_TASK BRIEF_
Repeat the material below exactly, with no pictures.

_STORED DATA_
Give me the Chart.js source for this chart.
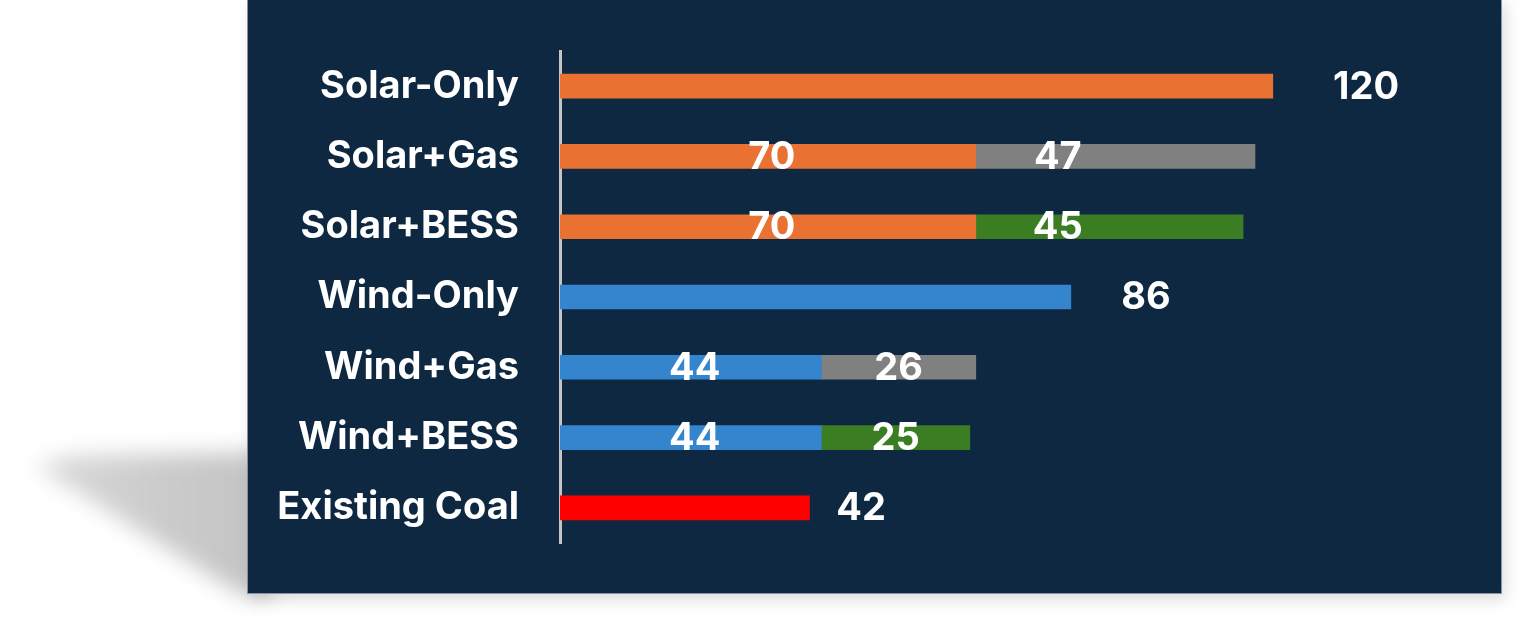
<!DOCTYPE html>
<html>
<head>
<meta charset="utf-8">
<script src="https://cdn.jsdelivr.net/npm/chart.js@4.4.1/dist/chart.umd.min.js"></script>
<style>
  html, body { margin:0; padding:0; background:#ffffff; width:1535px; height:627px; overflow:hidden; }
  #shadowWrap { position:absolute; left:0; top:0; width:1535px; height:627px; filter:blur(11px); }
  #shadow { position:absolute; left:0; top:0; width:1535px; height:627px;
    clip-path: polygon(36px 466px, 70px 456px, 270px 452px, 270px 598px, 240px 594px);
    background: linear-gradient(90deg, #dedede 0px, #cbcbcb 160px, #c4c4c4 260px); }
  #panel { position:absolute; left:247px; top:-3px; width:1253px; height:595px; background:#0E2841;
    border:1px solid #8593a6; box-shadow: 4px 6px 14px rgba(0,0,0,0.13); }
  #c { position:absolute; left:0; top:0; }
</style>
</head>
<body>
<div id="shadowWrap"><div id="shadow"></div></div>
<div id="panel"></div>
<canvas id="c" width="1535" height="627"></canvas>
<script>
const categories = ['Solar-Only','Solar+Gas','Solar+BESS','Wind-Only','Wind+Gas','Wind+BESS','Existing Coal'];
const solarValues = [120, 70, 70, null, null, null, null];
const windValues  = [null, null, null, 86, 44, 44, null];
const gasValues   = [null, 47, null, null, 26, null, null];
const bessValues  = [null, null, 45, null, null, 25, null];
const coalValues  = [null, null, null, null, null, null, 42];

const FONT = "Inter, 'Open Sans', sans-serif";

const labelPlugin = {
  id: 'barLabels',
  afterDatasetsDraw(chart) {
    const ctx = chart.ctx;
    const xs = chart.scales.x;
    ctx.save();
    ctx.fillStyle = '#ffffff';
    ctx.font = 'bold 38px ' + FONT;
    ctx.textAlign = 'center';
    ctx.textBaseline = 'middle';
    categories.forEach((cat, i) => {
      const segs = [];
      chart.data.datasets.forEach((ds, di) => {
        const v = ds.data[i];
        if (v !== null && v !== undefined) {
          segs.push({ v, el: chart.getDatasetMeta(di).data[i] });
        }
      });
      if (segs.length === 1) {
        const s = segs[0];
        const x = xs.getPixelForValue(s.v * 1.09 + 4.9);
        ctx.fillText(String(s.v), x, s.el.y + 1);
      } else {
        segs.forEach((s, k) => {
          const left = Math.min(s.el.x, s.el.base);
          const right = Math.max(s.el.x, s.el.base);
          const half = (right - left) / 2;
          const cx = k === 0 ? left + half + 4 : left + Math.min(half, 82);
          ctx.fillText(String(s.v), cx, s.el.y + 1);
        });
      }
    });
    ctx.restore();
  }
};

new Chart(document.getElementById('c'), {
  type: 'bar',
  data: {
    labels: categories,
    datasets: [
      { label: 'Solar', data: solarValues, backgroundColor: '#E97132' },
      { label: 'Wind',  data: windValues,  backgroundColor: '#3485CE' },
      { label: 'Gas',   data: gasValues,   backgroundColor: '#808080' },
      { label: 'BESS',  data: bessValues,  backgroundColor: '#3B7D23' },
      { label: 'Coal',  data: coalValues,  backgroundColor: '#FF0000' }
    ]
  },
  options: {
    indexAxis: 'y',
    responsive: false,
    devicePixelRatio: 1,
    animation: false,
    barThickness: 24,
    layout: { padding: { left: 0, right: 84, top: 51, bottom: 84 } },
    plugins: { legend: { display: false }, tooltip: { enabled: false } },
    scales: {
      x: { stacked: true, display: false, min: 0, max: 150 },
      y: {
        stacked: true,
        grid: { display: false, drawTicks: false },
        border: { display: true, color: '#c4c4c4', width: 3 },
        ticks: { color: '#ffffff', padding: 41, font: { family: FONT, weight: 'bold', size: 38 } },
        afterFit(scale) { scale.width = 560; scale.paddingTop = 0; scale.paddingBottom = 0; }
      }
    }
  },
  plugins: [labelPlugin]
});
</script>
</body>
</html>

_THE COMPLETED TASK_
Give me the Chart.js source for this chart.
<!DOCTYPE html>
<html>
<head>
<meta charset="utf-8">
<script src="https://cdn.jsdelivr.net/npm/chart.js@4.4.1/dist/chart.umd.min.js"></script>
<style>
  html, body { margin:0; padding:0; background:#ffffff; width:1535px; height:627px; overflow:hidden; }
  #shadowWrap { position:absolute; left:0; top:0; width:1535px; height:627px; filter:blur(11px); }
  #shadow { position:absolute; left:0; top:0; width:1535px; height:627px;
    clip-path: polygon(36px 466px, 70px 456px, 270px 452px, 270px 598px, 240px 594px);
    background: linear-gradient(90deg, #dedede 0px, #cbcbcb 160px, #c4c4c4 260px); }
  #panel { position:absolute; left:247px; top:-3px; width:1253px; height:595px; background:#0E2841;
    border:1px solid #8593a6; box-shadow: 4px 6px 14px rgba(0,0,0,0.13); }
  #c { position:absolute; left:0; top:0; }
</style>
</head>
<body>
<div id="shadowWrap"><div id="shadow"></div></div>
<div id="panel"></div>
<canvas id="c" width="1535" height="627"></canvas>
<script>
const categories = ['Solar-Only','Solar+Gas','Solar+BESS','Wind-Only','Wind+Gas','Wind+BESS','Existing Coal'];
const solarValues = [120, 70, 70, null, null, null, null];
const windValues  = [null, null, null, 86, 44, 44, null];
const gasValues   = [null, 47, null, null, 26, null, null];
const bessValues  = [null, null, 45, null, null, 25, null];
const coalValues  = [null, null, null, null, null, null, 42];

const FONT = "Inter, 'Open Sans', sans-serif";

const labelPlugin = {
  id: 'barLabels',
  afterDatasetsDraw(chart) {
    const ctx = chart.ctx;
    const xs = chart.scales.x;
    ctx.save();
    ctx.fillStyle = '#ffffff';
    ctx.font = 'bold 38px ' + FONT;
    ctx.textAlign = 'center';
    ctx.textBaseline = 'middle';
    categories.forEach((cat, i) => {
      const segs = [];
      chart.data.datasets.forEach((ds, di) => {
        const v = ds.data[i];
        if (v !== null && v !== undefined) {
          segs.push({ v, el: chart.getDatasetMeta(di).data[i] });
        }
      });
      if (segs.length === 1) {
        const s = segs[0];
        const x = xs.getPixelForValue(s.v * 1.09 + 4.9);
        ctx.fillText(String(s.v), x, s.el.y + 1);
      } else {
        segs.forEach((s, k) => {
          const left = Math.min(s.el.x, s.el.base);
          const right = Math.max(s.el.x, s.el.base);
          const half = (right - left) / 2;
          const cx = k === 0 ? left + half + 4 : left + Math.min(half, 82);
          ctx.fillText(String(s.v), cx, s.el.y + 1);
        });
      }
    });
    ctx.restore();
  }
};

new Chart(document.getElementById('c'), {
  type: 'bar',
  data: {
    labels: categories,
    datasets: [
      { label: 'Solar', data: solarValues, backgroundColor: '#E97132' },
      { label: 'Wind',  data: windValues,  backgroundColor: '#3485CE' },
      { label: 'Gas',   data: gasValues,   backgroundColor: '#808080' },
      { label: 'BESS',  data: bessValues,  backgroundColor: '#3B7D23' },
      { label: 'Coal',  data: coalValues,  backgroundColor: '#FF0000' }
    ]
  },
  options: {
    indexAxis: 'y',
    responsive: false,
    devicePixelRatio: 1,
    animation: false,
    barThickness: 24,
    layout: { padding: { left: 0, right: 84, top: 51, bottom: 84 } },
    plugins: { legend: { display: false }, tooltip: { enabled: false } },
    scales: {
      x: { stacked: true, display: false, min: 0, max: 150 },
      y: {
        stacked: true,
        grid: { display: false, drawTicks: false },
        border: { display: true, color: '#c4c4c4', width: 3 },
        ticks: { color: '#ffffff', padding: 41, font: { family: FONT, weight: 'bold', size: 38 } },
        afterFit(scale) { scale.width = 560; scale.paddingTop = 0; scale.paddingBottom = 0; }
      }
    }
  },
  plugins: [labelPlugin]
});
</script>
</body>
</html>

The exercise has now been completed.